As falas do presidente evidenciam o embate entre os argumentos de cunho econômico, como a geração de empregos e aumento na arrecadação de impostos, e as questões morais e de saúde, quando não de segurança pública. Por enquanto, predominam os cifrões que o surgimento de cassinos promete gerar. Nos bastidores do Congresso, há quem acredite que a liberação dos jogos de azar trará no seu bojo aumento de empregos, de arrecadação de impostos e alguns caminhões de votos, principalmente em áreas com alto potencial turístico.

O projeto ganhou o apoio do PT, ainda que o governo, oficialmente, não tenha tomado posição — por mais que Lula tenha endossado a aprovação.

Jaques Wagner (BA), líder do governo no Senado, votou a favor da aprovação. “Sou a favor porque não acredito em nada proibido como solução. Hoje, com jogos no celular e no computador, o cassino, por assim dizer, está dentro de casa. Prefiro tudo com regras, com fiscalização e com pagamento de tributo.”

Com diversas ressalvas, Rogério de Carvalho (PT-SE) foi praticamente na mesma linha. “Sou a favor de que haja uma regulamentação e que seja feita de forma transparente, para que essa atividade não seja realizada nos subsolos e no submundo das grandes cidades, porque hoje tem cassino em várias cidades brasileiras.”

(Roque de Sá)

Dilemas

A oposição, principalmente a bancada evangélica, promete endurecer o jogo e quer que, antes de ser votado no plenário do Senado, o projeto passe por outras comissões da Casa.

Eduardo Girão (Novo-CE) argumentou que a liberação dos jogos de azar pode influenciar no vício, algo que causa horror entre os parlamentares evangélicos. “Quando os bingos eram liberados no Brasil, você via os aposentados torrando até o último centavo. Era tanto caso de corrupção e lavagem de dinheiro por causa do bingo que aí o [então] presidente Lula fez um decreto proibindo o bingo no Brasil.
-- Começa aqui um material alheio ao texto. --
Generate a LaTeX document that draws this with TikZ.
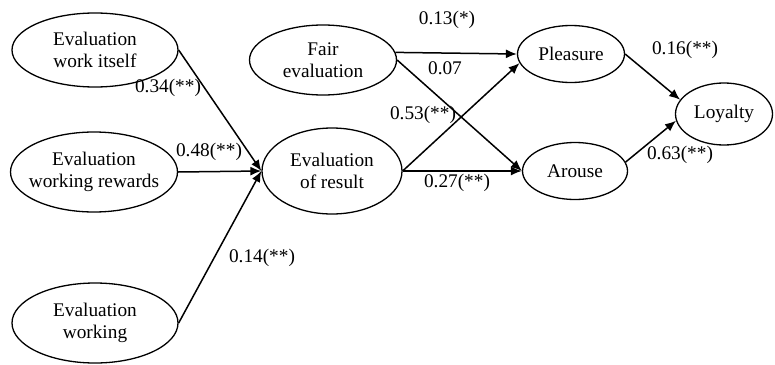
\documentclass[tikz,border=0pt]{standalone}
\usepackage{fontspec}
\setmainfont{Liberation Serif}
\usetikzlibrary{shapes.geometric,arrows.meta}
\begin{document}
\begin{tikzpicture}[x=1pt,y=-1pt,
  var/.style={draw,ellipse,line width=1.3pt,inner sep=0pt},
  vtext/.style={align=center,inner sep=0pt,font=\fontsize{19.3}{21.8}\selectfont},
  path/.style={line width=1.5pt,-{Latex[length=11pt,width=9pt]}},
  coef/.style={font=\fontsize{19.3}{21.8}\selectfont,inner sep=0pt}]
\useasboundingbox (0,0) rectangle (775,364);
\node[var,minimum width=166pt,minimum height=74pt,label={[vtext]center:Evaluation\\work itself}] (e1) at (95,50) {};
\node[var,minimum width=167pt,minimum height=80pt,label={[vtext]center:Evaluation\\working rewards}] (e2) at (94,172) {};
\node[var,minimum width=166pt,minimum height=80pt,label={[vtext]center:Evaluation\\working}] (e3) at (95,323) {};
\node[var,minimum width=140pt,minimum height=86pt,label={[vtext]center:Evaluation\\of result}] (er) at (332,171) {};
\node[var,minimum width=147pt,minimum height=70pt,label={[vtext]center:Fair\\evaluation}] (fe) at (323,60) {};
\node[var,minimum width=107pt,minimum height=57pt,label={[vtext]center:Pleasure}] (pl) at (571,54) {};
\node[var,minimum width=105pt,minimum height=57pt,label={[vtext]center:Arouse}] (ar) at (575,171) {};
\node[var,minimum width=97pt,minimum height=62pt,label={[vtext]center:Loyalty}] (ly) at (724,114) {};

\draw[path] (e1.east) -- (er.west);
\draw[path] (e2.east) -- (er.west);
\draw[path] (e3.east) -- (er.west);
\draw[path] (fe.6) -- (pl.west);
\draw[path] (fe.east) -- (ar.west);
\draw[path] (er.east) -- (pl.190);
\draw[path] (er.east) -- (ar.west);
\draw[path] (pl.east) -- (ly.162);
\draw[path] (ar.10) -- (ly.188);

\node[coef] (c1) at (168,88) {0.34(**)};
\node[coef] (c2) at (209,152) {0.48(**)};
\node[coef] (c3) at (262,258) {0.14(**)};
\node[coef] (c4) at (447,20) {0.13(*)};
\node[coef] (c5) at (445,68) {0.07};
\node[coef] (c6) at (423,115) {0.53(**)};
\node[coef] (c7) at (457,183) {0.27(**)};
\node[coef] (c8) at (685,50) {0.16(**)};
\node[coef] (c9) at (680,155) {0.63(**)};
\end{tikzpicture}
\end{document}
Uma tragédia social que não dá emprego”.

O cientista político Paulo Niccoli Ramirez, da Fesp-SP, é um crítico contundente da atuação das casas de jogos e cassinos, alertando que os males que causam não compensam eventuais ganhos financeiros para governos ou criação de empregos. Em declarações recentes, comentou: “A liberação dos jogos é a porta aberta do inferno, exatamente para que mafiosos se transformem em empresários e, de empresários, passem a influenciar ainda mais a vida política. Isso é um problema grave que a gente tem aqui e que também pode trazer questões de segurança pública”, ponderou, aludindo a riscos de crescimento de casos de lavagem de dinheiro. “Não adianta liberar por liberar. Se não houver um respaldo em termos de projetos sociais para redução da desigualdade e foco na saúde física e mental esse projeto só vai atender a uma elite.”

Longo caminho

Os cassinos fizeram parte da vida nacional na primeira metade do século XX, sendo considerados parte importante da vida cultural, exibindo shows musicais e peças de teatro.
Em 1946, o presidente Eurico Dutra proibiu o cassino e os jogos de azar sob a justificativa de combater o crime e a corrupção.

O presidente Itamar Franco, em 1993, tomou medidas para permitir o funcionamento de bingos, que duraram até 2000, quando Fernando Henrique Cardoso revogou a medida alegando irregularidades.

•  Em 2004, em seu primeiro mandato, Lula editou Medida Provisória (MP) que proibiu todo o tipo de jogo de azar no País.